Problem>
Copy each line exactly. Drop every picture.

_ _ _ _ _ _ _

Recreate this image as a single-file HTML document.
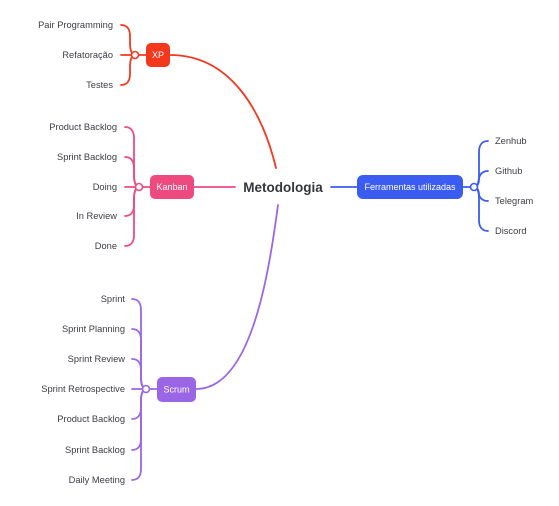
<!DOCTYPE html>
<html><head><meta charset="utf-8"><style>
html,body{margin:0;padding:0;background:#fff;}
svg{display:block;font-family:"Liberation Sans",sans-serif;}
.l{font-size:9.3px;fill:#3d3d45;}
.b{font-size:9px;fill:#fff;}
</style></head><body>
<svg width="559" height="506" viewBox="0 0 559 506">
<g fill="none" stroke-width="1.8" stroke-linecap="round">
<g stroke="#f4381e">
<path d="M170,55 C230,55 262,110 276,168"/>
<path d="M135,55 H146"/>
<path d="M135,55 C131,55 130,48 130,44 L130,36 C130,29 127,25 121,25"/>
<path d="M135,55 H121"/>
<path d="M135,55 C131,55 130,62 130,66 L130,74 C130,81 127,85 121,85"/>
</g>
<g stroke="#ef4a7f">
<path d="M194,187 H235"/>
<path d="M139,187 H150"/>
<path d="M139,187 C135,187 134,180 134,176 L134,138 C134,131 131,127 125,127"/>
<path d="M139,187 C135,187 134,180 134,176 L134,168 C134,161 131,157 125,157"/>
<path d="M139,187 H125"/>
<path d="M139,187 C135,187 134,194 134,198 L134,205 C134,212 131,216 125,216"/>
<path d="M139,187 C135,187 134,194 134,198 L134,235 C134,242 131,246 125,246"/>
</g>
<g stroke="#9b66e6">
<path d="M196,389 C250,389 268,280 278,205"/>
<path d="M146,389 H157"/>
<path d="M146,389 C142,389 141,382 141,378 L141,310 C141,303 138,299 132,299"/>
<path d="M146,389 C142,389 141,382 141,378 L141,340 C141,333 138,329 132,329"/>
<path d="M146,389 C142,389 141,382 141,378 L141,370 C141,363 138,359 132,359"/>
<path d="M146,389 H132"/>
<path d="M146,389 C142,389 141,396 141,400 L141,408 C141,415 138,419 132,419"/>
<path d="M146,389 C142,389 141,396 141,400 L141,439 C141,446 138,450 132,450"/>
<path d="M146,389 C142,389 141,396 141,400 L141,469 C141,476 138,480 132,480"/>
</g>
<g stroke="#3b5cf0">
<path d="M331,187 H357"/>
<path d="M463,187 H474"/>
<path d="M474,187 C478,187 479,180 479,176 L479,152 C479,145 482,141 488,141"/>
<path d="M474,187 C478,187 479,182 479,180 C479,175 482,171 488,171"/>
<path d="M474,187 C478,187 479,192 479,194 C479,197 482,201 488,201"/>
<path d="M474,187 C478,187 479,194 479,198 L479,220 C479,227 482,231 488,231"/>
</g>
</g>
<rect x="146" y="43" width="24" height="24" rx="5" fill="#f4381e"/>
<text class="b" x="158" y="58" text-anchor="middle">XP</text>
<rect x="150" y="175" width="44" height="24" rx="5" fill="#ef4a7f"/>
<text class="b" x="172" y="190" text-anchor="middle">Kanban</text>
<rect x="157" y="377" width="39" height="25" rx="5" fill="#9b66e6"/>
<text class="b" x="176.5" y="392.5" text-anchor="middle">Scrum</text>
<rect x="357" y="175" width="106" height="24" rx="6" fill="#3b5cf0"/>
<text class="b" x="410" y="190" text-anchor="middle">Ferramentas utilizadas</text>
<circle cx="135" cy="55" r="3.5" fill="#fff" stroke="#f4381e" stroke-width="1.6"/>
<circle cx="139" cy="187" r="3.5" fill="#fff" stroke="#ef4a7f" stroke-width="1.6"/>
<circle cx="146" cy="389" r="3.5" fill="#fff" stroke="#9b66e6" stroke-width="1.6"/>
<circle cx="474" cy="187" r="3.5" fill="#fff" stroke="#3b5cf0" stroke-width="1.6"/>
<text x="283" y="192" text-anchor="middle" style="font-size:13.5px;font-weight:bold;fill:#33363d">Metodologia</text>
<g class="l" text-anchor="end">
<text x="113" y="28">Pair Programming</text>
<text x="113" y="58">Refatoração</text>
<text x="113" y="88">Testes</text>
<text x="117" y="130">Product Backlog</text>
<text x="117" y="160">Sprint Backlog</text>
<text x="117" y="190">Doing</text>
<text x="117" y="219">In Review</text>
<text x="117" y="249">Done</text>
<text x="125" y="302">Sprint</text>
<text x="125" y="332">Sprint Planning</text>
<text x="125" y="362">Sprint Review</text>
<text x="125" y="392">Sprint Retrospective</text>
<text x="125" y="422">Product Backlog</text>
<text x="125" y="453">Sprint Backlog</text>
<text x="125" y="483">Daily Meeting</text>
</g>
<g class="l">
<text x="495" y="144">Zenhub</text>
<text x="495" y="174">Github</text>
<text x="495" y="204">Telegram</text>
<text x="495" y="234">Discord</text>
</g>
</svg>
</body></html>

_ _ _ _ _ _ _

Response to this exercise>
Recreate this image as a single-file HTML document.
<!DOCTYPE html>
<html><head><meta charset="utf-8"><style>
html,body{margin:0;padding:0;background:#fff;}
svg{display:block;font-family:"Liberation Sans",sans-serif;}
.l{font-size:9.3px;fill:#3d3d45;}
.b{font-size:9px;fill:#fff;}
</style></head><body>
<svg width="559" height="506" viewBox="0 0 559 506">
<g fill="none" stroke-width="1.8" stroke-linecap="round">
<g stroke="#f4381e">
<path d="M170,55 C230,55 262,110 276,168"/>
<path d="M135,55 H146"/>
<path d="M135,55 C131,55 130,48 130,44 L130,36 C130,29 127,25 121,25"/>
<path d="M135,55 H121"/>
<path d="M135,55 C131,55 130,62 130,66 L130,74 C130,81 127,85 121,85"/>
</g>
<g stroke="#ef4a7f">
<path d="M194,187 H235"/>
<path d="M139,187 H150"/>
<path d="M139,187 C135,187 134,180 134,176 L134,138 C134,131 131,127 125,127"/>
<path d="M139,187 C135,187 134,180 134,176 L134,168 C134,161 131,157 125,157"/>
<path d="M139,187 H125"/>
<path d="M139,187 C135,187 134,194 134,198 L134,205 C134,212 131,216 125,216"/>
<path d="M139,187 C135,187 134,194 134,198 L134,235 C134,242 131,246 125,246"/>
</g>
<g stroke="#9b66e6">
<path d="M196,389 C250,389 268,280 278,205"/>
<path d="M146,389 H157"/>
<path d="M146,389 C142,389 141,382 141,378 L141,310 C141,303 138,299 132,299"/>
<path d="M146,389 C142,389 141,382 141,378 L141,340 C141,333 138,329 132,329"/>
<path d="M146,389 C142,389 141,382 141,378 L141,370 C141,363 138,359 132,359"/>
<path d="M146,389 H132"/>
<path d="M146,389 C142,389 141,396 141,400 L141,408 C141,415 138,419 132,419"/>
<path d="M146,389 C142,389 141,396 141,400 L141,439 C141,446 138,450 132,450"/>
<path d="M146,389 C142,389 141,396 141,400 L141,469 C141,476 138,480 132,480"/>
</g>
<g stroke="#3b5cf0">
<path d="M331,187 H357"/>
<path d="M463,187 H474"/>
<path d="M474,187 C478,187 479,180 479,176 L479,152 C479,145 482,141 488,141"/>
<path d="M474,187 C478,187 479,182 479,180 C479,175 482,171 488,171"/>
<path d="M474,187 C478,187 479,192 479,194 C479,197 482,201 488,201"/>
<path d="M474,187 C478,187 479,194 479,198 L479,220 C479,227 482,231 488,231"/>
</g>
</g>
<rect x="146" y="43" width="24" height="24" rx="5" fill="#f4381e"/>
<text class="b" x="158" y="58" text-anchor="middle">XP</text>
<rect x="150" y="175" width="44" height="24" rx="5" fill="#ef4a7f"/>
<text class="b" x="172" y="190" text-anchor="middle">Kanban</text>
<rect x="157" y="377" width="39" height="25" rx="5" fill="#9b66e6"/>
<text class="b" x="176.5" y="392.5" text-anchor="middle">Scrum</text>
<rect x="357" y="175" width="106" height="24" rx="6" fill="#3b5cf0"/>
<text class="b" x="410" y="190" text-anchor="middle">Ferramentas utilizadas</text>
<circle cx="135" cy="55" r="3.5" fill="#fff" stroke="#f4381e" stroke-width="1.6"/>
<circle cx="139" cy="187" r="3.5" fill="#fff" stroke="#ef4a7f" stroke-width="1.6"/>
<circle cx="146" cy="389" r="3.5" fill="#fff" stroke="#9b66e6" stroke-width="1.6"/>
<circle cx="474" cy="187" r="3.5" fill="#fff" stroke="#3b5cf0" stroke-width="1.6"/>
<text x="283" y="192" text-anchor="middle" style="font-size:13.5px;font-weight:bold;fill:#33363d">Metodologia</text>
<g class="l" text-anchor="end">
<text x="113" y="28">Pair Programming</text>
<text x="113" y="58">Refatoração</text>
<text x="113" y="88">Testes</text>
<text x="117" y="130">Product Backlog</text>
<text x="117" y="160">Sprint Backlog</text>
<text x="117" y="190">Doing</text>
<text x="117" y="219">In Review</text>
<text x="117" y="249">Done</text>
<text x="125" y="302">Sprint</text>
<text x="125" y="332">Sprint Planning</text>
<text x="125" y="362">Sprint Review</text>
<text x="125" y="392">Sprint Retrospective</text>
<text x="125" y="422">Product Backlog</text>
<text x="125" y="453">Sprint Backlog</text>
<text x="125" y="483">Daily Meeting</text>
</g>
<g class="l">
<text x="495" y="144">Zenhub</text>
<text x="495" y="174">Github</text>
<text x="495" y="204">Telegram</text>
<text x="495" y="234">Discord</text>
</g>
</svg>
</body></html>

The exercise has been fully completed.